Enhancing the thermo-economic performance of mobile solar desalination system with dual reflectors, phase change materials and insulator cover: Experimental investigations

Abstract

• Insulator on top surface enhances the performance substantially. • Micro high conductivity particles are recommended for PCM. • Optimum angle for reflectors is critical. • More than double the productivity is achieved with modifications. A deficit of consumable water is the primary challenge to the people living on the seashore, tiny islands and remote regions. Although solar desalination is indeed one of the sustainable methods for producing sweet water from any form of polluted water, the low productivity of conventional systems remains a challenge. From this perspective, this research focuses on enhancing the productivity of a hemispherical solar desalination system by employing external dual reflectors, thermal conductivity enhanced latent heat storage medium and an insulator cover on the top surface during off-sun-shine hours. The experimental study is carried out in Coimbatore (India) during the March, April and May months of 2021. The experimental data are validated using uncertainty analysis, statistical analysis, and theoretical temperature data obtained from energy analysis. The novelty of the work includes the optimization of reflectors’ tilt angle, employing micro high conductivity particles embedded in energy storage medium and insulator cover on the top surface during the energy retrieval period.

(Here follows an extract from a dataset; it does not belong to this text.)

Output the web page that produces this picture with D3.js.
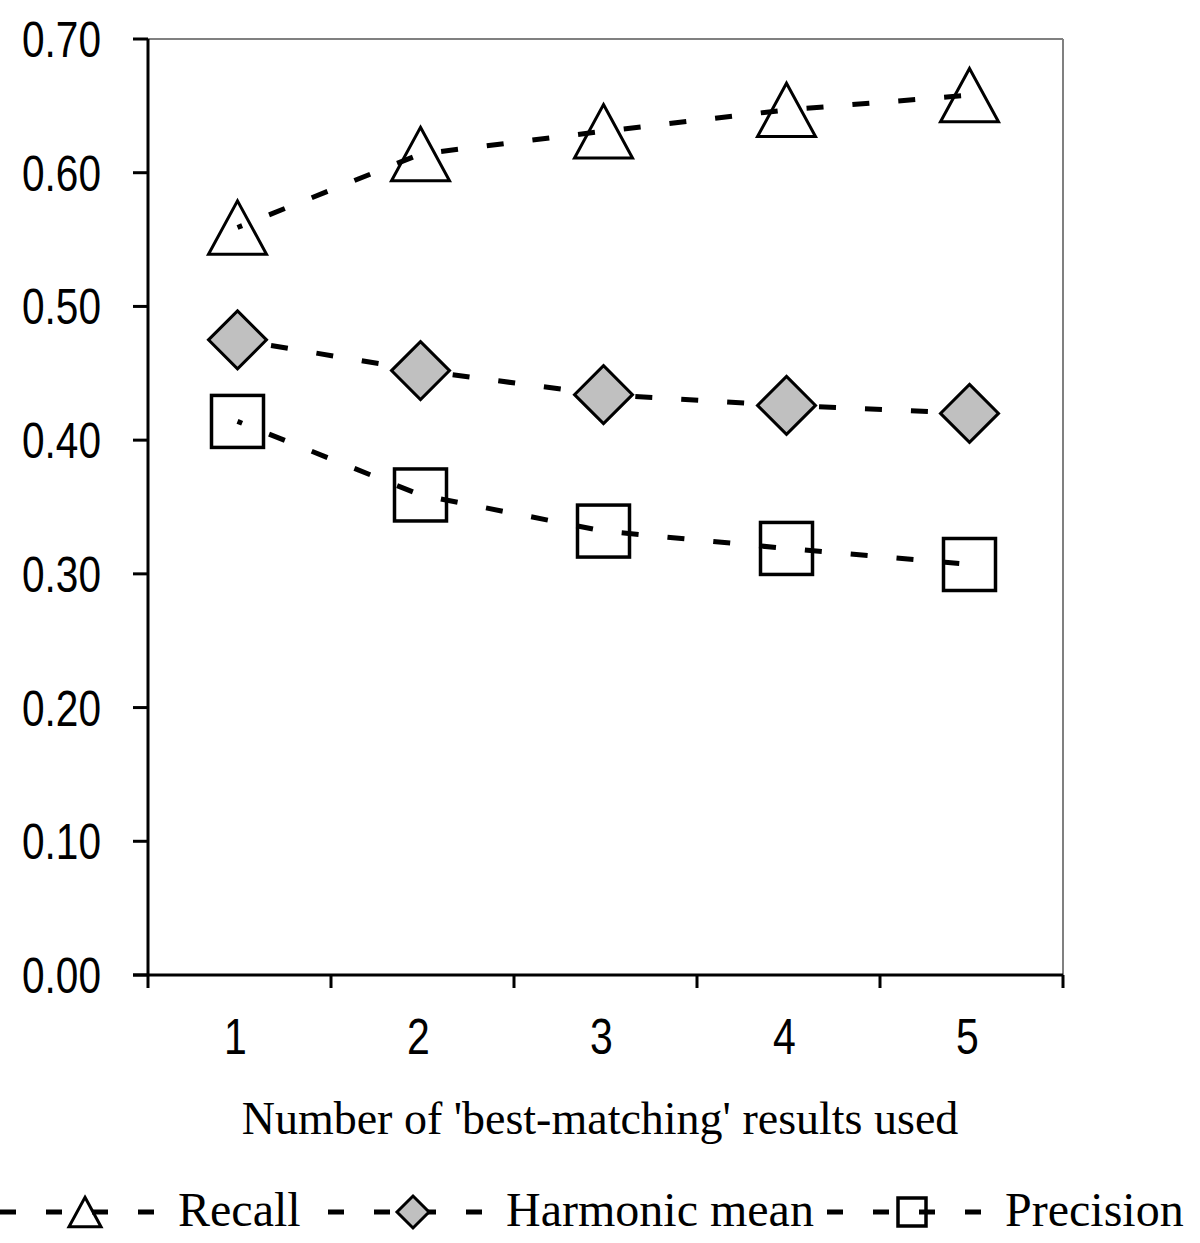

Because of the modifications, the proposed system can enhance productivity by 115% and energy efficiency by more than 100%. Although the system with a pure storage medium and the one with composite material exhibit more or less similar energy efficiency, the higher exergy efficiency of the latter during off-sun-shine-hours makes it superior to the former. Furthermore, the modified system is found to be economically viable as the cost of freshwater per litre and payback were reduced by 18% and 19% respectively as compared to the conventional system. Based on the analysis of the results, it can be concluded that the maximum benefit can be extracted from the hemispherical solar desalination if the reflectors’ angle is optimized and the top surface is covered with an insulator cover. The present work provides guidelines for optimizing the position of external reflectors. Further, the importance of the employment of insulation during energy retrieval is addressed.